Il n’est pas toujours facile pour un salarié de trouver du temps pour suivre des cours d’anglais. Pas toujours facile non plus de faire des liens entre les cours en formation et sa pratique professionnelle. L’idéal serait d’apprendre sans avoir à aller en cours… Un des enjeux de la réforme de la formation professionnelle est d’encourager les apprentissages en situation de travail (AFEST). Mais concrètement comment faire de la situation de travail un moment d’apprentissage et non plus la considérer comme le moyen « d’appliquer » ce qui a été vu en formation ? Est-ce à dire qu’on peut apprendre sans formateur ?
Retour sur une expérience menée par Anne Ewing, Responsable pédagogique langues étrangères au Cnam, dans le service de cardiologie d’un hôpital.

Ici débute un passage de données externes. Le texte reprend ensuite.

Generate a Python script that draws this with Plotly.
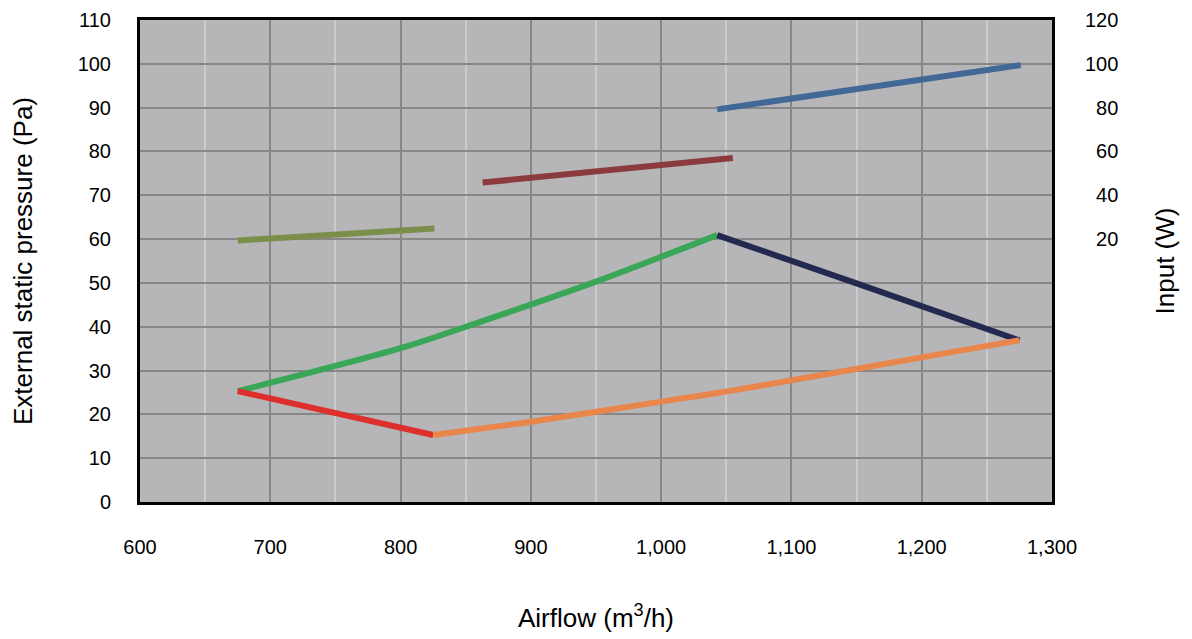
import plotly.graph_objects as go

# pressure curves (left axis, Pa)
green_x = [675, 800, 860, 950, 1043]
green_y = [25.3, 35.1, 41.0, 50.3, 60.9]
red_x = [675, 825]
red_y = [25.3, 15.3]
orange_x = [825, 900, 1000, 1060, 1200, 1275]
orange_y = [15.3, 18.3, 22.9, 25.7, 33.0, 36.9]
navy_x = [1043, 1150, 1275]
navy_y = [60.9, 49.9, 36.9]

# input power curves (right axis, W)
olive_x = [675, 826]
olive_w = [19.4, 24.8]
maroon_x = [863, 1055]
maroon_w = [45.8, 57.0]
blue_x = [1043, 1276]
blue_w = [79.2, 99.4]

right_ticks = [20, 40, 60, 80, 100, 120]
right_text = ["\u200720", "\u200740", "\u200760", "\u200780", "100", "120"]

fig = go.Figure()

def add_line(x, y, color, axis="y"):
    fig.add_trace(go.Scatter(
        x=x, y=y, yaxis=axis, mode="lines",
        line=dict(color=color, width=6, shape="spline", smoothing=0.8),
        showlegend=False, hoverinfo="x+y"
    ))

add_line(olive_x, olive_w, "#7b8f4a", "y2")
add_line(maroon_x, maroon_w, "#8b3b3d", "y2")
add_line(blue_x, blue_w, "#426895", "y2")
add_line(green_x, green_y, "#3aa657")
add_line(navy_x, navy_y, "#23294f")
add_line(red_x, red_y, "#dd302c")
add_line(orange_x, orange_y, "#e8864c")

family = "Liberation Sans, Arial, sans-serif"
tickfont = dict(family=family, size=20, color="black")
titlefont = dict(family=family, size=26, color="black")

# page body has an 8px margin, so the figure is 8px smaller each way
fig.update_layout(
    width=1184, height=631,
    margin=dict(l=132, r=140, t=12, b=137, autoexpand=False),
    paper_bgcolor="white",
    plot_bgcolor="#b6b6b8",
    font=dict(family=family, size=20, color="black"),
    xaxis=dict(
        range=[600, 1300], dtick=100, tick0=600, tickformat=",d",
        showgrid=True, gridcolor="#878787", gridwidth=2,
        minor=dict(dtick=50, showgrid=True, gridcolor="#cbcbcd", gridwidth=2),
        showline=True, linecolor="black", linewidth=3, mirror=True,
        ticks="outside", ticklen=25, tickcolor="rgba(0,0,0,0)",
        zeroline=False, automargin=False, tickfont=tickfont,
        title=dict(text="Airflow (m<sup>3</sup>/h)", font=titlefont, standoff=52),
    ),
    yaxis=dict(
        range=[0, 110], dtick=10,
        showgrid=True, gridcolor="#878787", gridwidth=2,
        showline=True, linecolor="black", linewidth=3, mirror=True,
        ticks="outside", ticklen=22, tickcolor="rgba(0,0,0,0)",
        zeroline=False, automargin=False, tickfont=tickfont,
        title=dict(text="External static pressure (Pa)", font=titlefont, standoff=43),
    ),
    yaxis2=dict(
        overlaying="y", side="right", range=[-100, 120],
        tickvals=right_ticks, ticktext=right_text,
        showgrid=False, zeroline=False, showline=False,
        ticks="outside", ticklen=28, tickcolor="rgba(0,0,0,0)",
        automargin=False, tickfont=tickfont,
        title=dict(text="Input (W)", font=titlefont, standoff=38),
    ),
)

fig.write_html("out.html")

Les médecins et chefs de ce service se réunissent tous les mardis pendant une heure pour « un staff », une réunion pour étudier un article médical scientifique utile à l’exercice de leur profession. Une fois par mois, l’un des membres présente en anglais les données médicales d’une publication. « C’est un exercice nécessaire pour mieux maîtriser l’anglais et être plus à l’aise lors de congrès internationaux où tous les échanges se font dans cette langue », explique le professeur Patrice Guérin, à l’origine de cette initiative.
Mais les médecins ne sont pas tout seuls. Anne est présente à cette réunion qui devient un temps de travail ET de formation : « Au début un participant présente un article ou une recherche en anglais, les autres lui posent des questions… j’anime très peu au départ, j’écoute, je prends des notes… et à la fin je prends un quart d’heure pour revoir tout le vocabulaire qu’ils ont utilisé, les fautes et les erreurs de prononciation… je les interroge collectivement sur les corrections. Et lorsque je rentre au Cnam, je saisis tout le vocabulaire que nous avons vu ensemble et je fais un enregistrement audio des mots dont la prononciation a posé des difficultés ».

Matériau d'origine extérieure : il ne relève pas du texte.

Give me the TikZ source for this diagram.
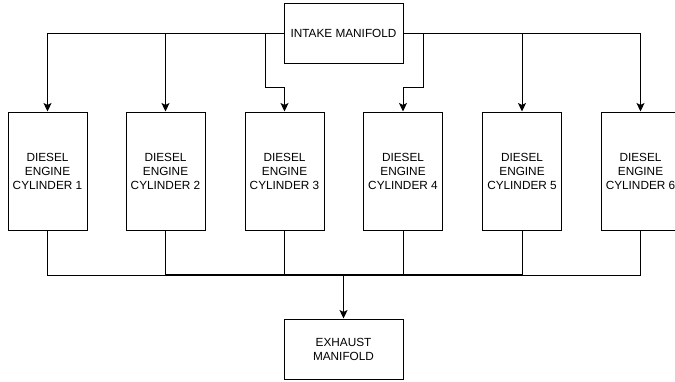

L’expérience a également été menée à distance lors d’un meeting entre des médecins français et des médecins Afghans. L’objectif était de faire un échange de pratiques et de savoir comment chaque pays traitait tel ou tel cas. Le principe était comparable : « on a fait la même correction collective à la fin, sauf que j’ai organisé une compétition Afghanistan against France, ils ont trouvé ça très amusant, et c’était aussi très apprenant, notamment sur la question des prononciations, qui varie beaucoup d’un pays à l’autre ! ». Anne précise que dans l’exemple présent, sa présence est possible parce que les protagonistes n’échangent pas d’informations confidentielles. Par ailleurs les médecins ont déjà un bon niveau d’anglais. Bien sûr cela demande la présence d’un formateur et un temps de debrief pour s’approprier les connaissances (voire d’un temps de travail ensuite pour revoir le vocabulaire ou la prononciation). Pour Anne, cette mise en situation professionnelle est plus apprenante ; elle permet d’adapter le vocabulaire à la situation professionnelle. Même sentiment du côté du commanditaire, d’autant que cela revêt un caractère très opérationnel : « Cela permet vraiment de dédramatiser la prise de parole. La conseillère anglophone facilite l’expression pendant la prise de parole, mais elle peut aussi aider un médecin à préparer sa présentation orale et écrite pour un congrès ».
Cette expérience s’inscrit bien dans la pédagogie de l’AFEST dont le principe est que les mises en situation de travail sont le matériau même de la formation. Elle ne renvoie pas à l’univers des apprentissages informels, qui s’effectueraient « magiquement » par la simple mise en situation. Elle répond bien aux critères de l’AFEST : un objectif professionnel expressément visé (ici communiquer des résultats scientifiques en anglais) et un accompagnement dans sa réflexion sur son activité (le retour de l’enseignante).